Despite the fact that corporates invest so heavily in mortgage-backed securities, and the investment vehicles have produced losses and plenty of bad press, NAFCU Chief Economist Tun Wai said those bonds aren't as bad as they seem.

"If you look at U.S. Central's portfolio, the quality is excellent, even with all the downgrades that occurred last year," Wai said. "I'm very confident in terms of the quality U.S. Central's portfolio. Just because you're associated with mortgage-backed securities, they're not all bad. You have to look at quality as well."

Wai said he thinks the housing market is experiencing a temporary phenomenon and in the long run, homes make great assets.

"There's only so much land out there and prices will definitely go back up.

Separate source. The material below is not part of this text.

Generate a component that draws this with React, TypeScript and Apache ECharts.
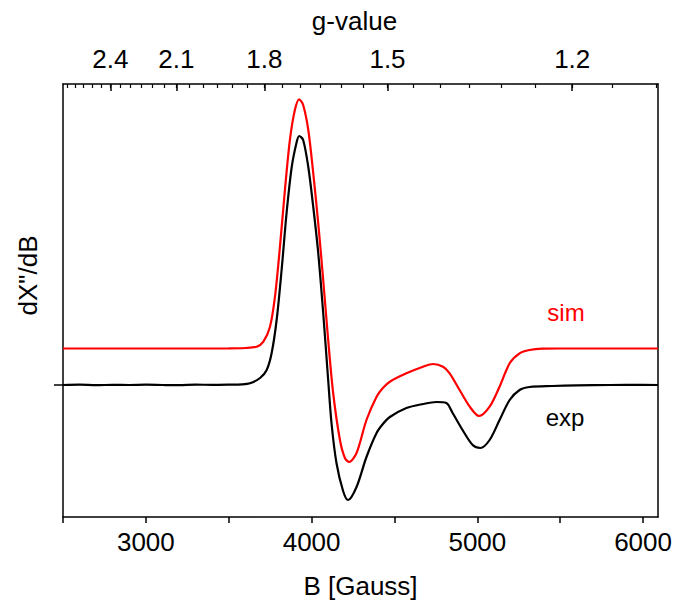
import React, { useEffect, useRef } from "react";
import * as echarts from "echarts";

// g = K / B  (K = h*nu/muB in Gauss)
const G_CONST = 6687;
const B_MIN = 2500;
const B_MAX = 6090;

const B_TICKS = [2500, 3000, 3500, 4000, 4500, 5000, 5500, 6000];
const B_LABELS = [3000, 4000, 5000, 6000];
const G_MAJOR = [2.4, 2.1, 1.8, 1.5, 1.2];
const G_MINOR = [2.65, 2.6, 2.55, 2.5, 2.45, 2.4, 2.35, 2.3, 2.25, 2.2, 2.15, 2.1, 2.05, 2.0, 1.95, 1.9, 1.85, 1.8, 1.75, 1.7, 1.65, 1.6, 1.55, 1.5, 1.45, 1.4, 1.35, 1.3, 1.25, 1.2, 1.15, 1.1];

const B_EXP = [2500, 2600, 2700, 2800, 2900, 3000, 3100, 3200, 3300, 3400, 3500, 3580, 3628, 3689, 3729, 3759, 3789, 3819, 3849, 3880, 3910, 3925, 3949, 3980, 4010, 4040, 4070, 4100, 4120, 4150, 4190, 4220, 4271, 4331, 4392, 4430, 4472, 4572, 4672, 4753, 4813, 4851, 4911, 4972, 5018, 5074, 5134, 5195, 5255, 5315, 5451, 5600, 5800, 6000, 6090];
const Y_EXP = [0, 0.3, -0.2, 0.2, 0, 0.3, 0, -0.2, 0.4, 0.1, 0.3, 0.6, 1.7, 7, 15, 32, 65, 115, 172, 218, 243, 249, 245, 218, 178, 132, 72, 5, -38, -78, -106, -115, -102, -72, -48, -39, -32, -23, -19, -17, -18, -28, -45, -60, -63, -55, -35, -15, -5, -2, -1, -0.4, 0, 0.2, 0];

const B_SIM = [2500, 3000, 3500, 3600, 3669, 3709, 3749, 3779, 3809, 3839, 3869, 3899, 3925, 3949, 3980, 4010, 4040, 4070, 4100, 4130, 4171, 4201, 4227, 4271, 4331, 4392, 4430, 4472, 4572, 4672, 4733, 4793, 4833, 4893, 4954, 5010, 5074, 5134, 5195, 5255, 5315, 5393, 5500, 6090];
const Y_SIM = [36.5, 36.5, 36.6, 37, 38.3, 43.3, 58.3, 88.3, 138.3, 195, 245, 275, 285.7, 280, 255, 211.7, 161.7, 105, 45, -8, -55, -73, -77, -68, -35, -11.7, -3, 3.3, 11.7, 18.3, 21, 18.3, 11.7, -5, -21.7, -31, -21.7, -1.7, 21.7, 31.7, 35, 36.3, 36.5, 36.5];

const FONT = "'Liberation Sans', Arial, sans-serif";

export default function App() {
  const ref = useRef<HTMLDivElement>(null);
  useEffect(() => {
    document.body.style.margin = "0";
    const chart = echarts.init(ref.current!, null, { renderer: "svg" });
    const axisLine = { show: true, onZero: false, lineStyle: { color: "#000", width: 1.5 } };
    const gMajorB = G_MAJOR.map((g) => G_CONST / g);
    const gMinorB = G_MINOR.map((g) => G_CONST / g);
    const tickOnlyAxis = (position: string, inside: boolean, length: number, values: number[], width: number) => ({
      type: "value",
      position,
      min: B_MIN,
      max: B_MAX,
      axisLine: { show: false, onZero: false },
      axisTick: { show: true, inside, length, customValues: values, lineStyle: { color: "#000", width } },
      axisLabel: { show: false },
      splitLine: { show: false },
    });
    chart.setOption({
      animation: false,
      backgroundColor: "#fff",
      grid: { left: 63, right: 18, top: 84, bottom: 87 },
      xAxis: [
        {
          type: "value",
          position: "bottom",
          min: B_MIN,
          max: B_MAX,
          axisLine,
          axisTick: { show: false },
          axisLabel: {
            show: true,
            customValues: B_LABELS,
            margin: 12,
            color: "#000",
            fontSize: 26,
            fontFamily: FONT,
            formatter: (v: number) => String(v),
          },
          splitLine: { show: false },
          name: "B [Gauss]",
          nameLocation: "middle",
          nameGap: 56,
          nameTextStyle: { color: "#000", fontSize: 26, fontFamily: FONT },
        },
        {
          type: "value",
          position: "top",
          min: B_MIN,
          max: B_MAX,
          axisLine,
          axisTick: { show: false },
          axisLabel: {
            show: true,
            customValues: gMajorB,
            margin: 12,
            color: "#000",
            fontSize: 26,
            fontFamily: FONT,
            formatter: (v: number) => (G_CONST / v).toFixed(1),
          },
          splitLine: { show: false },
          name: "g-value",
          nameLocation: "middle",
          nameGap: 50,
          nameTextStyle: { color: "#000", fontSize: 26, fontFamily: FONT, padding: [0, 12, 0, 0] },
        },
        tickOnlyAxis("top", true, 4, gMinorB, 1.2),
        tickOnlyAxis("top", true, 7, gMajorB, 1.5),
        tickOnlyAxis("bottom", false, 6, B_TICKS, 1.5),
      ],
      yAxis: [
        {
          type: "value",
          position: "left",
          min: -132,
          max: 301,
          axisLine,
          axisTick: { show: true, inside: false, length: 9, customValues: [0], lineStyle: { color: "#000", width: 1.5 } },
          axisLabel: { show: false },
          splitLine: { show: false },
          name: 'dX"/dB',
          nameLocation: "middle",
          nameRotate: 90,
          nameGap: 22,
          nameTextStyle: { color: "#000", fontSize: 26, fontFamily: FONT, padding: [0, 0, 0, 50] },
        },
        {
          type: "value",
          position: "right",
          min: -132,
          max: 301,
          axisLine,
          axisTick: { show: false },
          axisLabel: { show: false },
          splitLine: { show: false },
        },
      ],
      series: [
        {
          name: "exp",
          type: "line",
          xAxisIndex: 0,
          yAxisIndex: 0,
          data: B_EXP.map((b, i) => [b, Y_EXP[i]]),
          showSymbol: false,
          smooth: 0.3,
          lineStyle: { color: "#000", width: 2.2 },
          z: 3,
        },
        {
          name: "sim",
          type: "line",
          xAxisIndex: 0,
          yAxisIndex: 0,
          data: B_SIM.map((b, i) => [b, Y_SIM[i]]),
          showSymbol: false,
          smooth: 0.3,
          lineStyle: { color: "#ff0000", width: 2.2 },
          z: 4,
        },
      ],
      graphic: [
        { type: "text", x: 566, y: 312, style: { text: "sim", fill: "#ff0000", font: `24px ${FONT}`, textAlign: "center", textVerticalAlign: "middle" } },
        { type: "text", x: 565, y: 417, style: { text: "exp", fill: "#000", font: `24px ${FONT}`, textAlign: "center", textVerticalAlign: "middle" } },
      ],
    });
    return () => chart.dispose();
  }, []);
  return <div ref={ref} style={{ width: 676, height: 604 }} />;
}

Another thing is, in the mortgage business, these are long-term cycles we're talking about, so it's pointless to panic," Wai said.

In fact, Dickens said that although mortgage-backed securities make up about half of U.S. Central's investment portfolio, he doesn't expect to take another big loss in his 2008 numbers.

"At this point, based on the work we've done internally, as well as that done by the outside third party, we don't expect to take any additional losses, other than temporary impairments," Dickens said.

Dickens said his numbers include the assumption that the mortgage market will get worse before it gets better.

"The analysis that went into deciding how our bonds will perform certainly builds in expectations of continued falling home values over the next two to three years, so we're not looking at today's data as static," Dickens said. "That's our analysis, as well as the analysis of the outside third party, and it's also similar to the three ratings agencies, as they apply new ratings to a lot of these outstanding mortgage-backed securities."

And, the country's largest financial cooperative won't delay final year-end numbers six months next year, Brick said.

"Going forward, we don't plan on waiting this long, and if we experience any further impairments, we'll take them as they happen, and we will know them with our own processes. Overall, through this experience, we're better poised going into 2008," Brick said of the 2008 reporting cycle.